Zip Skibbledy-dee!
August 26th, 2003 by Dusty
So I did a google image search of all of the people the Ladyfriend and I were stated to look like, (since I had never heard of Parker Putzy or Colonel Chlamydia), and my conclusion is as it has always been. The Ladyfriend is way prettier than I am. I personally think the Ladyfriend looks like Natalie Umbruliogo or whatever her stupid name is. Check this out-

Uncanny, no?
Anyhow, thanks for calling me Fester, Marlon Brando, E.T., and, “that bald retard from seventh street”. Proof, once again, that some girls do like a sense of humor.
So I went with the Ladyfriend to Indiana to see her dad and his wife. They live in this restored old house on a pretty lot near Indianapolis, and we had a great time. Her dad was a very cool guy. One of those people with a very expressive personality, but very happy and laid back in general. He also has this British accent that makes all of his jokes and charming colloquialisms about 31.6522% funnier and more charming. We went fishing in the poison ivy farms of north Indianapolis and caught very little, but had fun. One thing I had to get used to was this-
The Ladyfriend and I are both grown adults, and recognizing this fact, her dad put us in the same bed while we were there. Logically this makes more sense than anything else, but conditioning and my parents have taught me that YOU DON’T SHARE A BED UNTIL YOU ARE MARRIED. My parents are big on this rule, so when I stay at their house with a girl, we reside in separate rooms. I have no problem with this, nor did I have a problem with the Ladyfriend’s father seeing it differently. All of that stuff makes sense when you are awake, but at 7 am when your girlfriend’s dad knocks on the bedroom door and you are in the bed with her, you just react. I think he understood why I dove out the nearest window with the bedspread in one hand, but I still have to pay for the damages to the siding and the bushes.
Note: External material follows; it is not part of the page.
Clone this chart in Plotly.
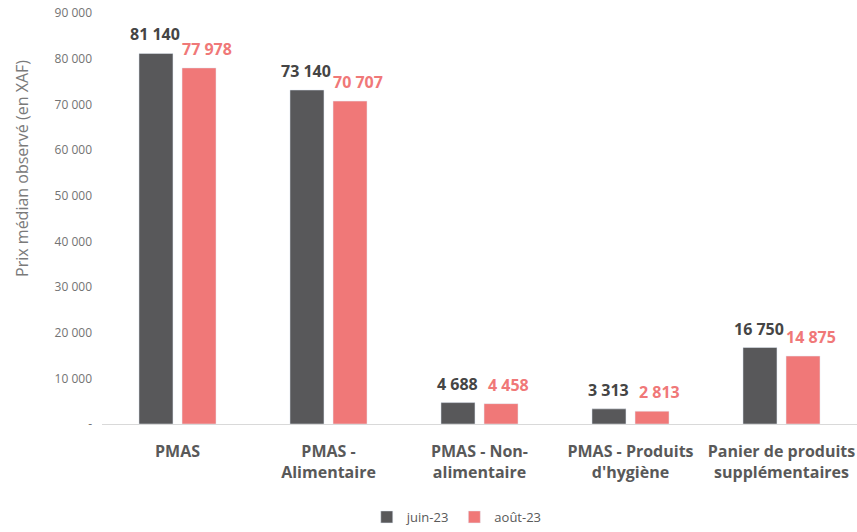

We also went to the Wright-Patterson Air Force museum and saw some cool planes. She was more excited about seeing the planes than I was. I was like a retard at Chuck-e-Cheese with all of that aviation around. We saw an IMAX movie about the blue angels (you would think that an Air Force museum would have a movie about the Thunderbirds, but we all know how much difficulty Air Force Pilots have with the idea of flying in the same direction, much less in formation (my dad is puffing out his chest with pride in his oldest son right now)), and this kid kept crying every time the movie got loud. I know many of you have kids, and that’s great and all, but don’t bring them to movies. Hire a sitter, go to a kid’s movie, or stay home. You made the choice to sacrifice the next twenty years of your life to raising a child, so don’t bring me in to your hell. That part sucked until the parents finally realized that we didn’t pay $10 to listen to their brat scream and took it out of the theater.
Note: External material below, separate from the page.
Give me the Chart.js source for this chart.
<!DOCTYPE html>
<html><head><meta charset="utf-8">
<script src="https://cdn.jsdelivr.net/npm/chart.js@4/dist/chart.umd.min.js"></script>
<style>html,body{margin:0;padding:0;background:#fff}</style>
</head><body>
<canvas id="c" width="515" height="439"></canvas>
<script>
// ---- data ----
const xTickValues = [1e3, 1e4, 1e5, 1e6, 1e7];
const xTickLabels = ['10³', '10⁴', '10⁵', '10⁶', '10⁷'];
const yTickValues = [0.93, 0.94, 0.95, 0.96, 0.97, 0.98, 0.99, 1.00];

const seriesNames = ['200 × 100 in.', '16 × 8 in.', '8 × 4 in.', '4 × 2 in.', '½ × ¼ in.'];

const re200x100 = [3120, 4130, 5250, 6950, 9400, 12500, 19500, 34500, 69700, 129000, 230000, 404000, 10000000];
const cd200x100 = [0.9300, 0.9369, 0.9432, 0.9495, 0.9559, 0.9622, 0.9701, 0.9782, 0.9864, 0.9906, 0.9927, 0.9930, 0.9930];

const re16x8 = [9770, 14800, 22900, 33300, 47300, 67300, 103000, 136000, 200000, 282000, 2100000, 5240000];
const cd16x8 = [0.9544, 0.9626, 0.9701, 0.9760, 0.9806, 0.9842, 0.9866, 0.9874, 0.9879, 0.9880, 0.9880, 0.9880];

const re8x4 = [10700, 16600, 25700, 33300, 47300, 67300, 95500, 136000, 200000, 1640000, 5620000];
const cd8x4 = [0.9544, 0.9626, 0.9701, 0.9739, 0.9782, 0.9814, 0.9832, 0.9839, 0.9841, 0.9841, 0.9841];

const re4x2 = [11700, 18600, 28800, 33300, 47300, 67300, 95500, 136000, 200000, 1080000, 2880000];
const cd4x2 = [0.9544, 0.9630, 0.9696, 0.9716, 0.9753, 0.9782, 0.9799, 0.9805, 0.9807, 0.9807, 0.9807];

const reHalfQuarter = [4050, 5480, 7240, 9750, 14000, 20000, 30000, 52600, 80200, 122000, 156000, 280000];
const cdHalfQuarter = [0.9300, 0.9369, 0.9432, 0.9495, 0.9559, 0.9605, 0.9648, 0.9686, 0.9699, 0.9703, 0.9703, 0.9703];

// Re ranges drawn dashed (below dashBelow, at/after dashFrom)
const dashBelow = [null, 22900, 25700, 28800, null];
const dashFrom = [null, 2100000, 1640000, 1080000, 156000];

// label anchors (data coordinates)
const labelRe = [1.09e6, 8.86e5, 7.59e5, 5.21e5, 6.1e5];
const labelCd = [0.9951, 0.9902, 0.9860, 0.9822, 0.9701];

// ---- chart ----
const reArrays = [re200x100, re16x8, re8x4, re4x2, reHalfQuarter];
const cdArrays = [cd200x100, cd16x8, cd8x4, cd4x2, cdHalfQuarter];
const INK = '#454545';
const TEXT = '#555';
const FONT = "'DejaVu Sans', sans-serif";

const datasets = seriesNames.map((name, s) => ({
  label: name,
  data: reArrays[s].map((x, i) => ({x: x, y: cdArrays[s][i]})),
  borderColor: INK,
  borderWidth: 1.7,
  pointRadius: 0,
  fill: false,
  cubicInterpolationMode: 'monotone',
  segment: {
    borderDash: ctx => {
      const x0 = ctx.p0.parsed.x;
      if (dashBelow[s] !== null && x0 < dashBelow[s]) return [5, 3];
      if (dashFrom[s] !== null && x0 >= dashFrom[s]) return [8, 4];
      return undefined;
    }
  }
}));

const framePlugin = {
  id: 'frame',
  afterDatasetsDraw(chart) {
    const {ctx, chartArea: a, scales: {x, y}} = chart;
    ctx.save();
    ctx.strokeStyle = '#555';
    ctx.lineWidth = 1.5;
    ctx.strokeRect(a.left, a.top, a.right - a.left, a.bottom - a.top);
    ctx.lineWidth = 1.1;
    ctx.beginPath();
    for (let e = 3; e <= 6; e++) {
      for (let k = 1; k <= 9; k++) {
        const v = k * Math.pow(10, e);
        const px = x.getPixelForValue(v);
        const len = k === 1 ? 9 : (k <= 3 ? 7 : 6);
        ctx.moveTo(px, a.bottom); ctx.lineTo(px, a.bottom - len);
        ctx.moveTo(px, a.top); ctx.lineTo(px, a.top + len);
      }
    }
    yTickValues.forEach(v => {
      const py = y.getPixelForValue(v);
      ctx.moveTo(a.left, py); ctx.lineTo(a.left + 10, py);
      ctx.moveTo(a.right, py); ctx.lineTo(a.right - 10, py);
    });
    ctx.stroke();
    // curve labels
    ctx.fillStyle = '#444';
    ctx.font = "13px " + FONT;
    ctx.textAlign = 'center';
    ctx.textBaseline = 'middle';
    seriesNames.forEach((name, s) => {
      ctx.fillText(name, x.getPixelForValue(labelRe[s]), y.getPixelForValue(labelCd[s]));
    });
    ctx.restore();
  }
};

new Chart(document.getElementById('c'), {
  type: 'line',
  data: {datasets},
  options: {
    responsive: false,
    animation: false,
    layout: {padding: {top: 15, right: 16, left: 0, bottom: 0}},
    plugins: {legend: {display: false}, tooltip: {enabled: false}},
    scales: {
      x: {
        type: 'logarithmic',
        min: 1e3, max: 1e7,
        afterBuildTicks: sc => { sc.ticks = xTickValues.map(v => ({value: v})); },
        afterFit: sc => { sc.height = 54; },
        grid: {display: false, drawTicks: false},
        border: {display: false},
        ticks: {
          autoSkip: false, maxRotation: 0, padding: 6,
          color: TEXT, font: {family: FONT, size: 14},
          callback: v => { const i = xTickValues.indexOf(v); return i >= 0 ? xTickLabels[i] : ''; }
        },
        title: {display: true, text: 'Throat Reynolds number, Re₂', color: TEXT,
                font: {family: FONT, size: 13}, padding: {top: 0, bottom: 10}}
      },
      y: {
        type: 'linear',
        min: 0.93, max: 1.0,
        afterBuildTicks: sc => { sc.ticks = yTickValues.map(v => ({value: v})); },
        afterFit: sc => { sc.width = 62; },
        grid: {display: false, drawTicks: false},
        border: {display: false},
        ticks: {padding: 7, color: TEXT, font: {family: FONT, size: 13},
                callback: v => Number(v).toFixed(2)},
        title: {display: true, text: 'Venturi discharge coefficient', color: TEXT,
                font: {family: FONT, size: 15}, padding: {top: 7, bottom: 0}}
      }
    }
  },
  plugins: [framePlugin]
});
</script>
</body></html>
I also found the plane I flew in Desert Storm on display and posed for pictures. Photoshop is a dangerous tool.

The girl behind me stole my wallet, and I was forced to chase her down and throw her through a display case full of commemorative bomber jacket insignias.
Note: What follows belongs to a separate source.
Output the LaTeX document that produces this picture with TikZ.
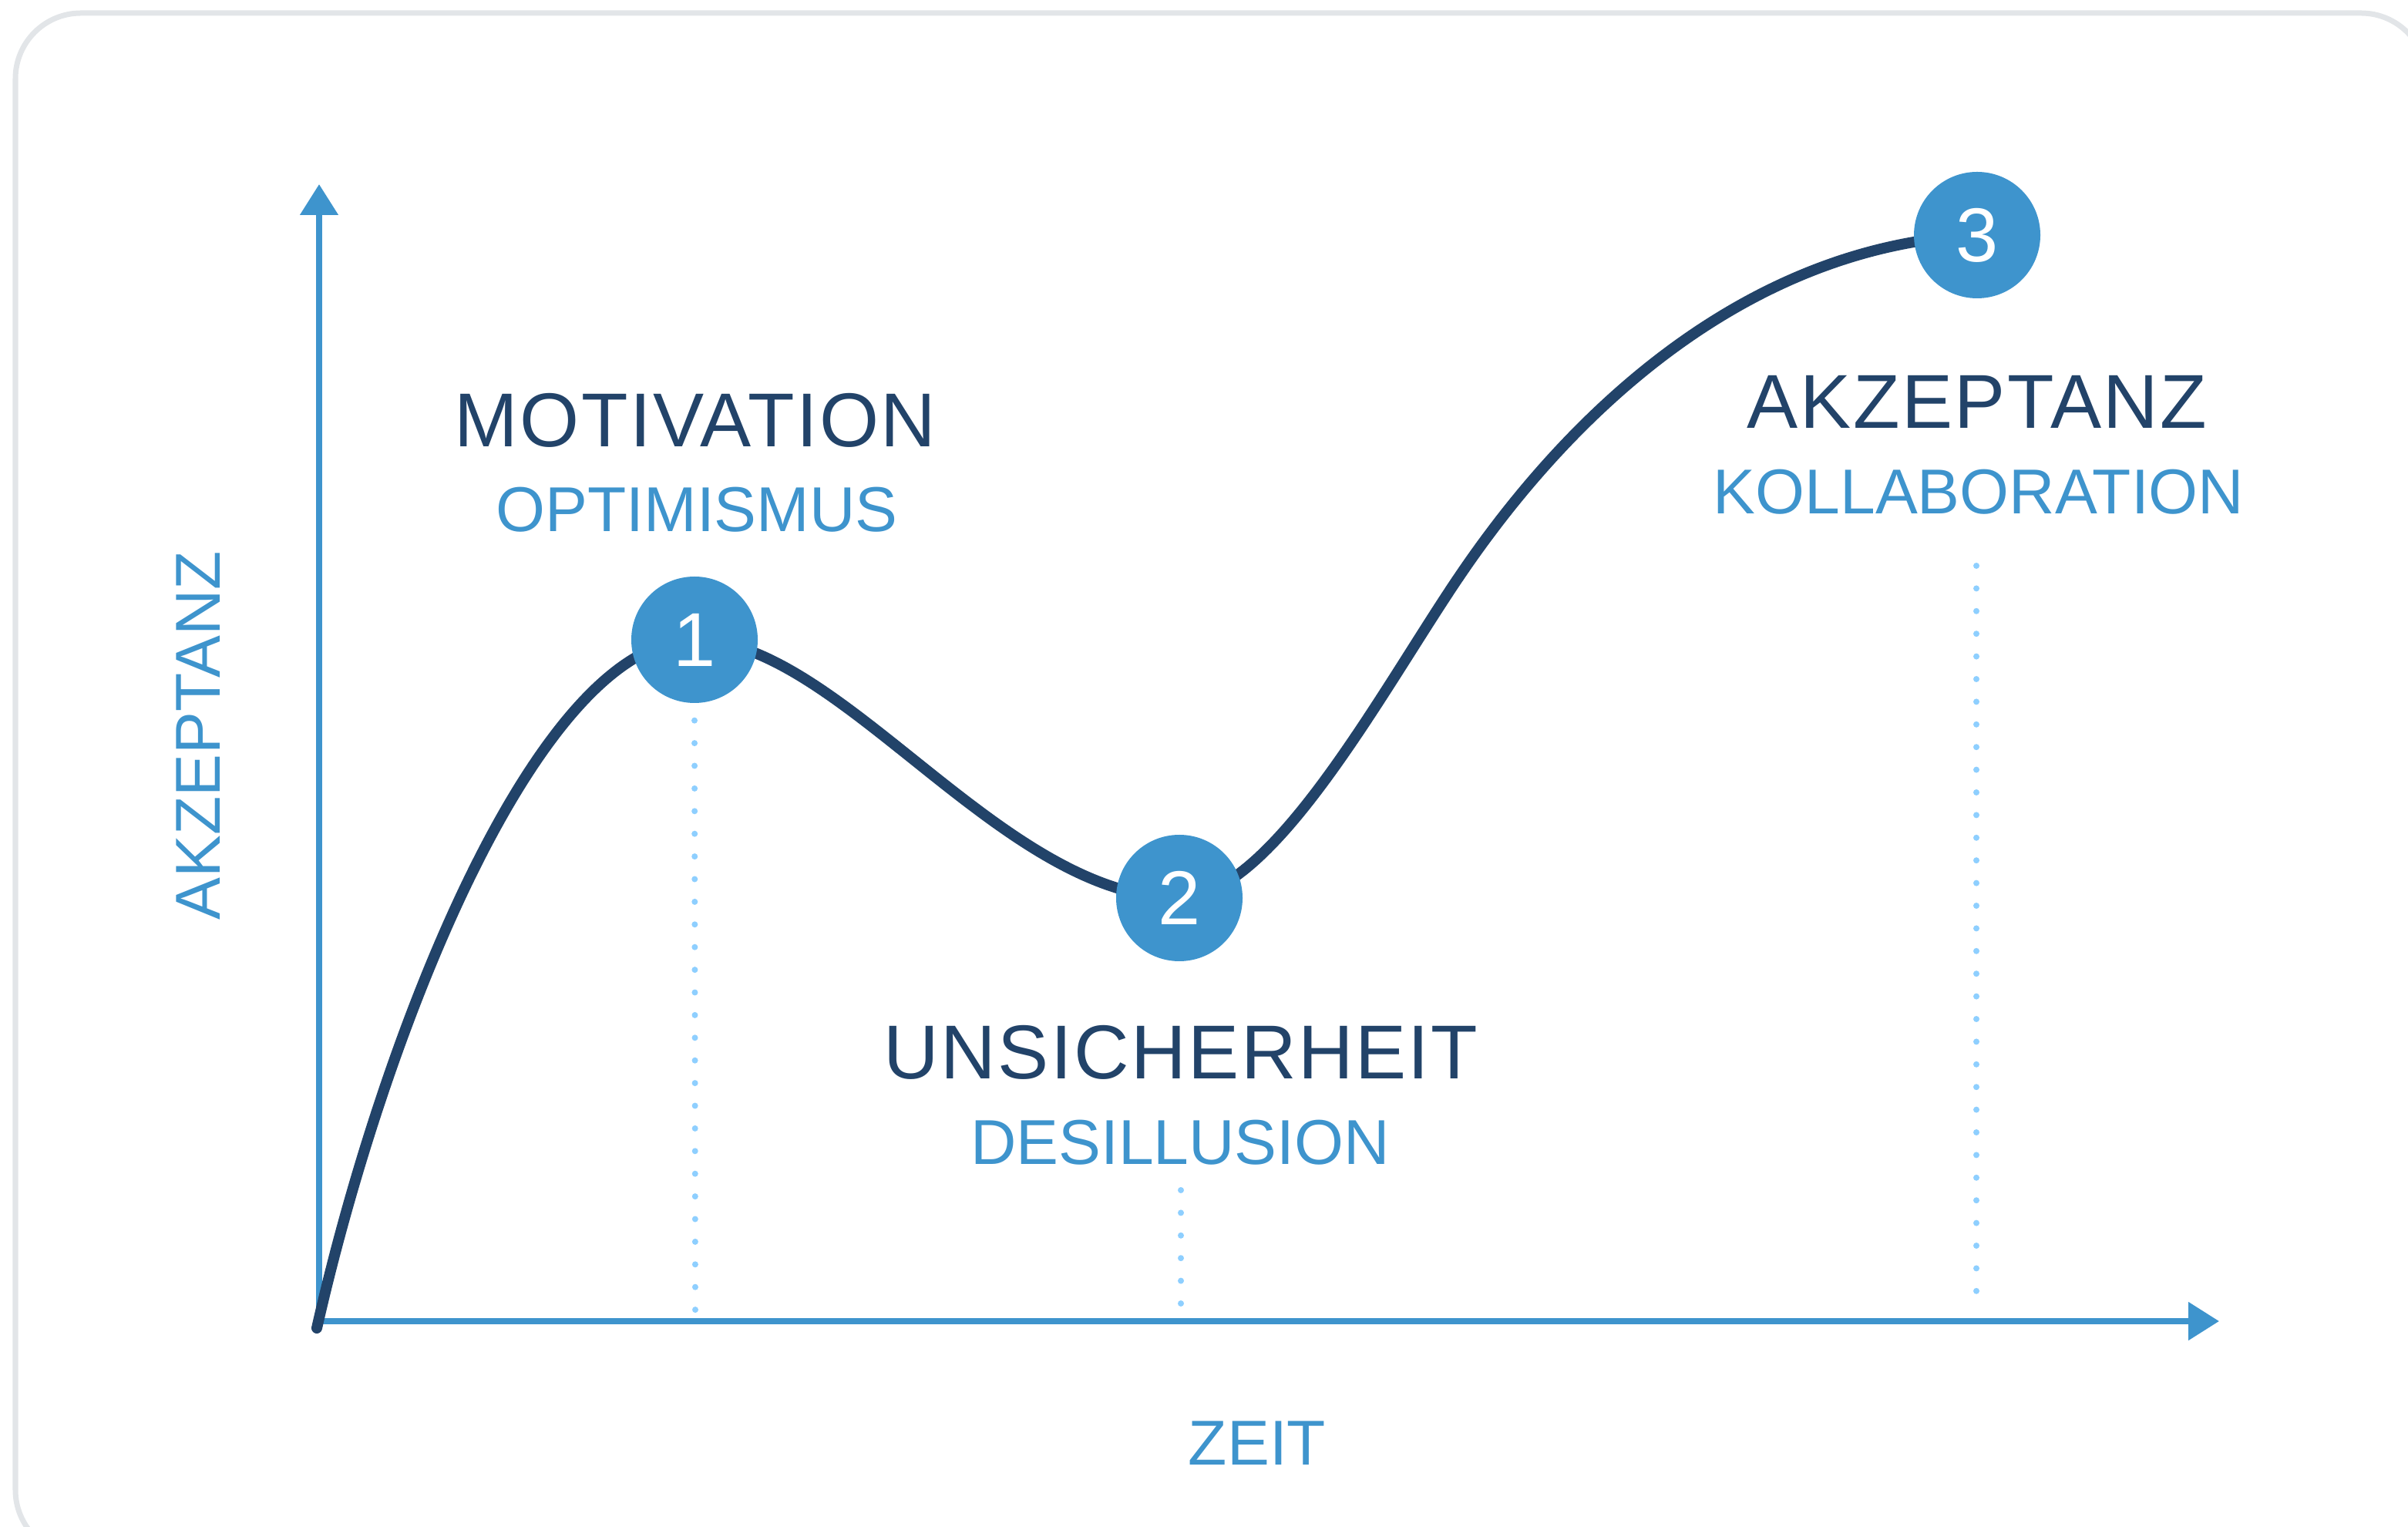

It was a good time over all. I just wish plate glass were cheaper.
We went duck pin bowling all 1930’s style one night, and I proved to myself and all of humanity once again that I suck at all types of bowling. I do, however, entertain those around me while I try.
And yes, I did get to go fishing last weekend. Twice. Saturday my dad and I went up to this trout stream and ended up riding around for most of the day just talking about stuff and solving the world’s problems, and confusing ourselves over others. For instance, why can’t a woman tell you which direction she is traveling at any given time? No, not all women, but most. I asked a former girlfriend which way she thought we were driving one day, and she said, “left”. I got out and walked home. Dad and I fished for about fifteen minutes, but still managed to exhaust an entire day. It’s a talent the Scott boys are blessed with. On Sunday, Skank Sinatra and I and the Ladyfriend’s soon-to-be-stepdad (we’ll call him Brett in an effort to conserve dashes), went back to the same spot and fished for the entire morning. Brett and I caught a couple each, but poor Skankward couldn’t seem to charm the fishes, so we stopped at the trout farm on the way back. For those of you who don’t know, a trout farm is to fishing what Macintosh is to computers. It’s where people who don’t know what they are doing go to achieve roughly the same result as those who do by simply paying more. Of course, in Skank’s case, it was a matter of pride to beat the fish at its own game. He stood proudly on the bank of the 2-4 pound rainbow trout pond and wielded his loaner Zebco Snoopy fisherman pole like Poseidon’s trident. A few fish tried to step to the power, but were scared off by his wild gyrations and screams of triumph. He was successful in landing two of them, and took them home and ate them that night. Here are some action shots of our hero-

Here you can see him doing battle with a trout that is at least half his size. The fight went on for several minutes, and a crowd of children gathered around to see what kind of adult fishes at a trout farm.

After landing the beast, he gave it the Skank patented “Old Crazy Pus Eye”, and proceeded to tell the children that his fishing rod was made from enchanted goat’s milk, and not to look directly at it.